The challenge with AI in trading is Black-Box Risk. Because the model has millions of parameters, it is often impossible to know *why* it is placing a trade. Furthermore, AI models are prone to "overfitting"—finding a pattern in the past that was simply random noise and will never happen again in the future. Successful quants mitigate this by using "walk-forward" validation and strictly limiting the complexity of their neural architectures.

Risk Architectures: The Anchor of Systematic Survival

A brilliant strategy without a risk management engine is simply a ticking time bomb. Every common algorithmic strategy must be wrapped in a Risk Shell. This shell monitors the live performance of the algorithm and intervenes if the reality of the market deviates from the statistical backtest.

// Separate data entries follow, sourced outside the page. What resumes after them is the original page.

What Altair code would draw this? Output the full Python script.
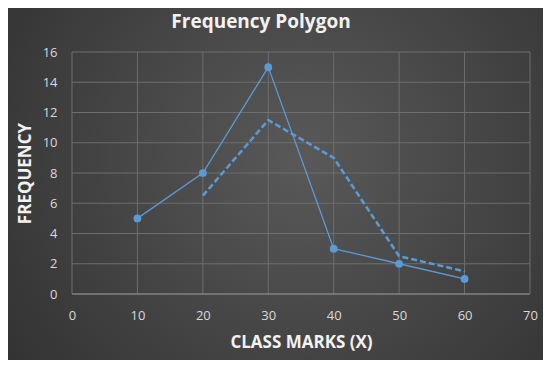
import altair as alt
import pandas as pd

# ---- data ----
class_marks = [10, 20, 30, 40, 50, 60]
frequency = [5, 8, 15, 3, 2, 1]
trend_x = [20, 30, 40, 50, 60]
trend_y = [6.5, 11.5, 9, 2.5, 1.5]
x_ticks = [0, 10, 20, 30, 40, 50, 60, 70]
y_ticks = [0, 2, 4, 6, 8, 10, 12, 14, 16]

W, H = 458, 242
PAD = {"left": 64, "top": 44, "right": 13, "bottom": 66}
BLUE = "#5b9bd5"
GRID = "#6e6e6e"
FONT = "Open Sans"

main = pd.DataFrame({"x": class_marks, "y": frequency})
trend = pd.DataFrame({"x": trend_x, "y": trend_y})
xt = pd.DataFrame({"v": x_ticks})
yt = pd.DataFrame({"v": y_ticks})
one = pd.DataFrame({"a": [0]})

xs = alt.Scale(domain=[0, 70], nice=False)
ys = alt.Scale(domain=[0, 16], nice=False)

xaxis = alt.Axis(values=x_ticks, title="CLASS MARKS (X)", grid=False, domain=False,
                 ticks=False, labelPadding=15, titleY=48, labelOverlap=False,
                 labelFlush=False, titleBaseline="middle", zindex=1)
yaxis = alt.Axis(values=y_ticks, title="FREQUENCY", grid=False, domain=False,
                 ticks=False, labelPadding=15, titleX=-47, labelOverlap=False,
                 labelFlush=False, titleBaseline="middle", zindex=1)

bg = alt.Chart(one).mark_rect(
    color={
        "gradient": "radial",
        "x1": 0.55, "y1": 0.45, "r1": 0,
        "x2": 0.55, "y2": 0.45, "r2": 0.75,
        "stops": [
            {"offset": 0, "color": "#595959"},
            {"offset": 1, "color": "#2e2e2e"},
        ],
    }
).encode(
    x=alt.value(-PAD["left"]),
    x2=alt.value(W + PAD["right"]),
    y=alt.value(-PAD["top"]),
    y2=alt.value(H + PAD["bottom"]),
)

hgrid = alt.Chart(yt).mark_rule(color=GRID, strokeWidth=1).encode(
    y=alt.Y("v:Q", scale=ys, axis=yaxis),
    x=alt.value(0), x2=alt.value(W),
)
vgrid = alt.Chart(xt).mark_rule(color=GRID, strokeWidth=1).encode(
    x=alt.X("v:Q", scale=xs, axis=xaxis),
    y=alt.value(0), y2=alt.value(H),
)
base_rule = alt.Chart(one).mark_rule(color="#8c8c8c", strokeWidth=1).encode(
    y=alt.value(H), x=alt.value(0), x2=alt.value(W),
)

trend_line = alt.Chart(trend).mark_line(
    color=BLUE, strokeWidth=2.5, strokeDash=[6, 3], strokeCap="butt"
).encode(x=alt.X("x:Q", scale=xs, axis=xaxis), y=alt.Y("y:Q", scale=ys, axis=yaxis))

poly = alt.Chart(main).mark_line(color=BLUE, strokeWidth=1.3).encode(
    x=alt.X("x:Q", scale=xs, axis=xaxis), y=alt.Y("y:Q", scale=ys, axis=yaxis)
)
pts = alt.Chart(main).mark_circle(color=BLUE, opacity=1, size=60).encode(
    x=alt.X("x:Q", scale=xs, axis=xaxis), y=alt.Y("y:Q", scale=ys, axis=yaxis)
)

chart = alt.layer(bg, hgrid, vgrid, base_rule, trend_line, poly, pts).properties(
    width=W, height=H, padding=PAD, autosize="none",
    background="#3a3a3a",
    title=alt.TitleParams("Frequency Polygon", font=FONT, fontSize=19, fontWeight="bold",
                          color="#f2f2f2", anchor="middle", frame="group", dx=-40,
                          offset=12, dy=36, zindex=1),
).configure_view(strokeWidth=0).configure_axis(
    labelFont=FONT, labelFontSize=13, labelColor="#d9d9d9",
    titleFont=FONT, titleFontSize=17, titleFontWeight="bold", titleColor="#f2f2f2",
)

chart.save("out.html", embed_options={"renderer": "svg", "actions": False})
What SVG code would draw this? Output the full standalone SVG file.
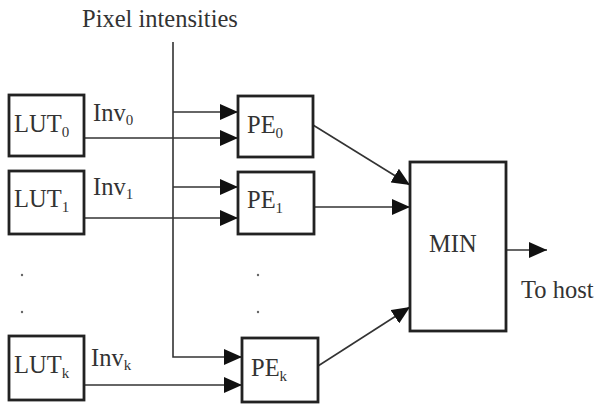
<svg xmlns="http://www.w3.org/2000/svg" width="595" height="406" viewBox="0 0 595 406">
<style>
.box{fill:#fff;stroke:#222;stroke-width:2.8}
.t{font-family:"Liberation Serif","Times New Roman",serif;font-size:24.5px;fill:#333}
.s{font-size:15px}
.ln{fill:none;stroke:#333;stroke-width:1.6}
.dot{fill:#666}
</style>
<defs>
<marker id="ah" markerUnits="userSpaceOnUse" markerWidth="18" markerHeight="16" viewBox="0 0 18 16" refX="18" refY="8" orient="auto">
<path d="M0,0 L18,8 L0,16 Z" fill="#111"/>
</marker>
</defs>
<rect width="595" height="406" fill="#fff"/>
<text class="t" x="82" y="27">Pixel intensities</text>
<g id="connectors">
<path class="ln" d="M173,42 V357 H242" marker-end="url(#ah)"/>
<path class="ln" d="M173,112 H238" marker-end="url(#ah)"/>
<path class="ln" d="M173,187 H238" marker-end="url(#ah)"/>
<path class="ln" d="M84,138 H238" marker-end="url(#ah)"/>
<path class="ln" d="M84,218 H238" marker-end="url(#ah)"/>
<path class="ln" d="M84,385 H242" marker-end="url(#ah)"/>
<path class="ln" d="M313,125 L410,185" marker-end="url(#ah)"/>
<path class="ln" d="M314,207 H410" marker-end="url(#ah)"/>
<path class="ln" d="M318,366 L410,307" marker-end="url(#ah)"/>
<path class="ln" d="M506,250 H547" marker-end="url(#ah)"/>
</g>
<g id="lut0"><rect class="box" x="9" y="95" width="75" height="61"/><text class="t" x="14" y="132">LUT<tspan class="s" dy="5">0</tspan></text></g>
<g id="lut1"><rect class="box" x="9" y="171" width="75" height="63"/><text class="t" x="14" y="207">LUT<tspan class="s" dy="5">1</tspan></text></g>
<g id="lutk"><rect class="box" x="9" y="336" width="75" height="64"/><text class="t" x="14" y="373">LUT<tspan class="s" dy="5">k</tspan></text></g>
<text class="t" x="93" y="121">Inv<tspan class="s" dy="4">0</tspan></text>
<text class="t" x="93" y="195">Inv<tspan class="s" dy="4">1</tspan></text>
<text class="t" x="91" y="366">Inv<tspan class="s" dy="4">k</tspan></text>
<g id="pe0"><rect class="box" x="238" y="96" width="75" height="61"/><text class="t" x="247" y="133">PE<tspan class="s" dy="5">0</tspan></text></g>
<g id="pe1"><rect class="box" x="238" y="172" width="76" height="62"/><text class="t" x="247" y="208">PE<tspan class="s" dy="5">1</tspan></text></g>
<g id="pek"><rect class="box" x="242" y="338" width="76" height="64"/><text class="t" x="251" y="376">PE<tspan class="s" dy="5">k</tspan></text></g>
<g id="min"><rect class="box" x="410" y="162" width="96" height="169"/><text class="t" x="429" y="252">MIN</text></g>
<text class="t" x="521" y="298">To host</text>
<g id="dots">
<circle class="dot" cx="22" cy="275" r="1.2"/><circle class="dot" cx="22" cy="312" r="1.2"/>
<circle class="dot" cx="258" cy="275" r="1.2"/><circle class="dot" cx="258" cy="312" r="1.2"/>
</g>
</svg>
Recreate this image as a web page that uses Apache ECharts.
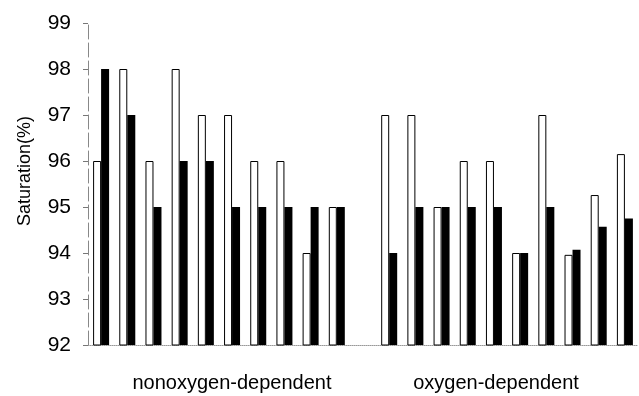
<!DOCTYPE html>
<html><head><meta charset="utf-8">
<script src="https://cdn.jsdelivr.net/npm/echarts@6/dist/echarts.min.js"></script>
<style>html,body{margin:0;padding:0;background:#fff}#c{width:639px;height:396px}</style>
</head><body><div id="c"></div>
<script>
const categories = ['n1','n2','n3','n4','n5','n6','n7','n8','n9','n10','',
                    'o1','o2','o3','o4','o5','o6','o7','o8','o9','o10'];
const whiteValues = [96,98,96,98,97,97,96,96,94,95, null,
                     97,97,95,96,96,94,97,93.96,95.26,96.15];
const blackValues = [98,97,95,96,96,95,95,95,95,95, null,
                     94,95,95,95,95,94,95,94.07,94.57,94.75];
const yTicks = [92,93,94,95,96,97,98,99];
const groupLabels = ['nonoxygen-dependent','oxygen-dependent'];
const yName = 'Saturation(%)';

const chart = echarts.init(document.getElementById('c'));
const font = 'Liberation Sans, Arial, sans-serif';
chart.setOption({
  animation:false,
  grid:{left:88,right:1,top:23,bottom:51},
  xAxis:{type:'category',data:categories,
    axisLine:{show:true,lineStyle:{color:'#999',width:1,type:'dotted'}},
    axisTick:{show:false},axisLabel:{show:false},splitLine:{show:false}},
  yAxis:{type:'value',min:yTicks[0],max:yTicks[yTicks.length-1],interval:1,
    axisLine:{show:true,lineStyle:{color:'#888',width:1,type:[14,4]}},
    axisTick:{show:true,length:5,lineStyle:{color:'#777'}},
    axisLabel:{color:'#000',fontSize:21,fontFamily:font,margin:17},
    splitLine:{show:false}},
  graphic:[
    {type:'text',left:2,top:171,rotation:Math.PI/2,
      style:{text:yName,fill:'#000',font:'18px '+font,textAlign:'center',textVerticalAlign:'middle'},
      x:25,y:171,left:null,top:null},
    {type:'text',x:232,y:383,style:{text:groupLabels[0],fill:'#000',font:'20px '+font,textAlign:'center',textVerticalAlign:'middle'}},
    {type:'text',x:496,y:383,style:{text:groupLabels[1],fill:'#000',font:'20px '+font,textAlign:'center',textVerticalAlign:'middle'}}
  ],
  series:[
    {type:'bar',data:whiteValues,barWidth:8,barGap:'0%',
      itemStyle:{color:'#fff',borderColor:'#000',borderWidth:1}},
    {type:'bar',data:blackValues,barWidth:8,barGap:'0%',
      itemStyle:{color:'#000',borderColor:'#000',borderWidth:0}}
  ]
});
</script></body></html>
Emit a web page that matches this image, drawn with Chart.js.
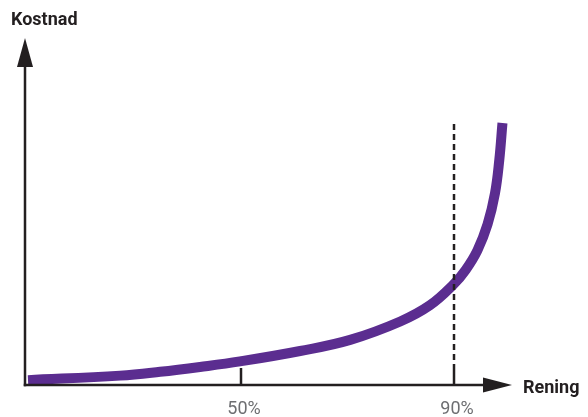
<!DOCTYPE html>
<html>
<head>
<meta charset="utf-8">
<script src="https://cdn.jsdelivr.net/npm/chart.js@4/dist/chart.umd.min.js"></script>
<style>
html,body{margin:0;padding:0;background:#fff;}
canvas{display:block;}
</style>
</head>
<body>
<canvas id="c" width="588" height="417"></canvas>
<script>
// Rening (%) along the x axis
const renings = [10.0, 27.3, 34.8, 42.3, 49.8, 61.1, 70.5, 79.9, 85.5, 89.8, 92.2, 94.4, 96.3, 97.7, 98.5, 99.1];
// Kostnad (relative units, 0..100 = axis height)
const kostnad = [1.4, 2.7, 3.8, 5.2, 6.8, 9.8, 13.0, 18.3, 23.0, 28.8, 33.2, 38.8, 46.3, 55.3, 64.8, 75.5];
// x tick positions and labels
const tickValues = [50, 90];
const tickLabels = ['50%', '90%'];
// dashed marker line at 90%
const markerX = 90;
const markerTop = 75.2;
const xTitle = 'Rening';
const yTitle = 'Kostnad';

const INK = '#231f20';

const axesPlugin = {
  id: 'axesPlugin',
  afterDatasetsDraw(chart) {
    const ctx = chart.ctx;
    const xs = chart.scales.x, ys = chart.scales.y;
    const x0 = xs.getPixelForValue(xs.min);
    const xEnd = xs.getPixelForValue(xs.max);
    const yb = ys.getPixelForValue(0);
    const yt = ys.getPixelForValue(ys.max);
    ctx.save();
    ctx.strokeStyle = INK;
    ctx.fillStyle = INK;
    ctx.lineWidth = 2.5;
    ctx.lineCap = 'butt';
    // y axis
    ctx.beginPath();
    ctx.moveTo(x0, yb + 1.25);
    ctx.lineTo(x0, yt + 20);
    ctx.stroke();
    ctx.beginPath();
    ctx.moveTo(x0 - 8, yt + 29);
    ctx.lineTo(x0, yt);
    ctx.lineTo(x0 + 8, yt + 29);
    ctx.closePath();
    ctx.fill();
    // x axis
    ctx.beginPath();
    ctx.moveTo(x0 - 1.25, yb);
    ctx.lineTo(xEnd - 20, yb);
    ctx.stroke();
    ctx.beginPath();
    ctx.moveTo(xEnd - 29, yb - 7.5);
    ctx.lineTo(xEnd, yb);
    ctx.lineTo(xEnd - 29, yb + 7.5);
    ctx.closePath();
    ctx.fill();
    // ticks
    tickValues.forEach((v, i) => {
      const px = xs.getPixelForValue(v);
      ctx.beginPath();
      ctx.moveTo(px, yb);
      ctx.lineTo(px, yb - 17);
      ctx.stroke();
      ctx.save();
      ctx.fillStyle = '#6d6e71';
      ctx.font = '18px Roboto';
      ctx.textAlign = 'center';
      ctx.textBaseline = 'top';
      ctx.fillText(tickLabels[i], px + 3, yb + 15);
      ctx.restore();
    });
    // dashed marker
    const mx = xs.getPixelForValue(markerX);
    ctx.beginPath();
    ctx.setLineDash([6, 4]);
    ctx.moveTo(mx, ys.getPixelForValue(markerTop));
    ctx.lineTo(mx, yb - 17);
    ctx.stroke();
    ctx.setLineDash([]);
    // titles
    ctx.font = 'bold 18px Roboto';
    ctx.textBaseline = 'alphabetic';
    ctx.textAlign = 'left';
    ctx.fillText(yTitle, x0 - 14, yt - 13);
    ctx.fillText(xTitle, xEnd + 11, yb + 8);
    ctx.restore();
  }
};

new Chart(document.getElementById('c'), {
  type: 'line',
  data: {
    datasets: [{
      data: renings.map((x, i) => ({ x: x, y: kostnad[i] })),
      borderColor: '#5b2d90',
      borderWidth: 10,
      borderCapStyle: 'butt',
      pointRadius: 0,
      tension: 0.4,
      fill: false,
      clip: false
    }]
  },
  options: {
    responsive: false,
    animation: false,
    devicePixelRatio: 1,
    layout: { padding: { left: 25, right: 76, top: 38, bottom: 32 } },
    scales: {
      x: { type: 'linear', min: 9.437, max: 100.89, display: false },
      y: { type: 'linear', min: 0, max: 100, display: false }
    },
    plugins: { legend: { display: false }, tooltip: { enabled: false } }
  },
  plugins: [axesPlugin]
});
</script>
</body>
</html>
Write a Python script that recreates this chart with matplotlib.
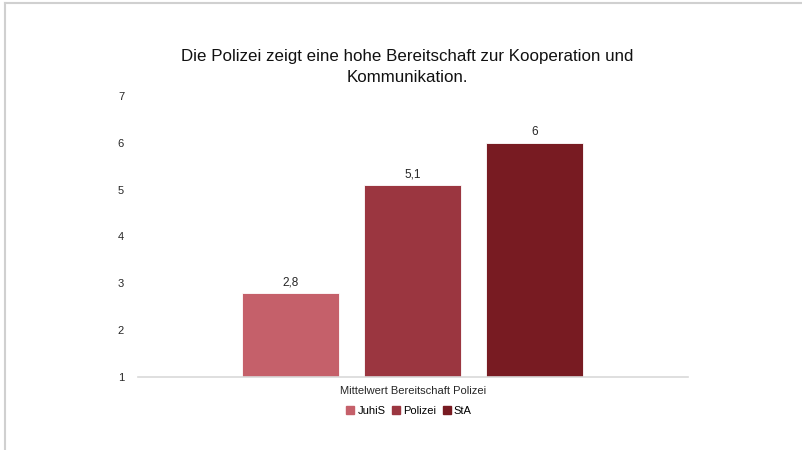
import matplotlib.pyplot as plt
from matplotlib.patches import Patch

plt.rcParams['font.family'] = ['Liberation Sans', 'DejaVu Sans']

groups = ['JuhiS', 'Polizei', 'StA']
values = [2.8, 5.1, 6.0]
labels = ['2,8', '5,1', '6']
colors = ['#C5606A', '#9B3640', '#781B22']
yticks = [1, 2, 3, 4, 5, 6, 7]

fig = plt.figure(figsize=(8.03, 4.5), dpi=100)
ax = fig.add_axes([138/803, 1 - 377/450, 550/803, 281/450])

x = [0, 1, 2]
w = 97/122
half = 550/122/2
ax.bar(x, [v - 1 for v in values], bottom=1, width=w, color=colors,
       edgecolor='white', linewidth=0.6, zorder=2)
for xi, v, lab in zip(x, values, labels):
    ax.text(xi, v + 0.1, lab, ha='center', va='bottom', fontsize=8.5, color='#262626')

ax.set_xlim(1 - half, 1 + half)
ax.set_ylim(1, 7)
ax.set_yticks(yticks)
ax.set_yticklabels([str(t) for t in yticks], fontsize=8, color='#262626')
ax.set_xticks([])
ax.tick_params(axis='y', length=0, pad=10)
for s in ['top', 'right', 'left']:
    ax.spines[s].set_visible(False)
ax.spines['bottom'].set_color('#D9D9D9')
ax.spines['bottom'].set_linewidth(1.2)

fig.text(407/803, 1 - 57/450, 'Die Polizei zeigt eine hohe Bereitschaft zur Kooperation und',
         ha='center', va='center', fontsize=12.2, color='#111111')
fig.text(407/803, 1 - 77/450, 'Kommunikation.',
         ha='center', va='center', fontsize=12.2, color='#111111')
fig.text(413/803, 1 - 391/450, 'Mittelwert Bereitschaft Polizei',
         ha='center', va='center', fontsize=8, color='#262626')

handles = [Patch(color=c, label=g) for c, g in zip(colors, groups)]
fig.legend(handles=handles, loc='center', bbox_to_anchor=(409/803, 1 - 411/450),
           ncol=3, frameon=False, fontsize=8, handlelength=0.7, handleheight=0.7,
           handletextpad=0.3, columnspacing=0.6)

# light frame lines at top and left edge
fig.add_artist(plt.Line2D([5/803, 1], [1 - 3/450, 1 - 3/450], color='#D0D0D0', lw=1.5))
fig.add_artist(plt.Line2D([5/803, 5/803], [0, 1 - 3/450], color='#D0D0D0', lw=1.5))

fig.savefig('out.png', dpi=100)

Professional risk architectures include:

• Exposure Limits: Ensuring the algorithm doesn't bet more than a fixed percentage of the total fund on a single stock or sector.
• Max Drawdown Kill-Switches: Automatically deactivating the algorithm if it loses a specific dollar amount (e.g., 5%) in a single day.
• Correlation Guards: Checking if multiple algorithms are accidentally betting on the same thing, which would create a "concentrated risk" during a market shock.

Ultimately, the "best" strategy is the one that fits the trader's Risk Tolerance and Infrastructure Capability. High-frequency market making requires million-dollar hardware, while trend-following and mean-reversion strategies can be successfully deployed by private quants on cloud-based servers. In the algorithmic world, the winners are those who respect the math, manage the friction, and never stop iterating on their logic.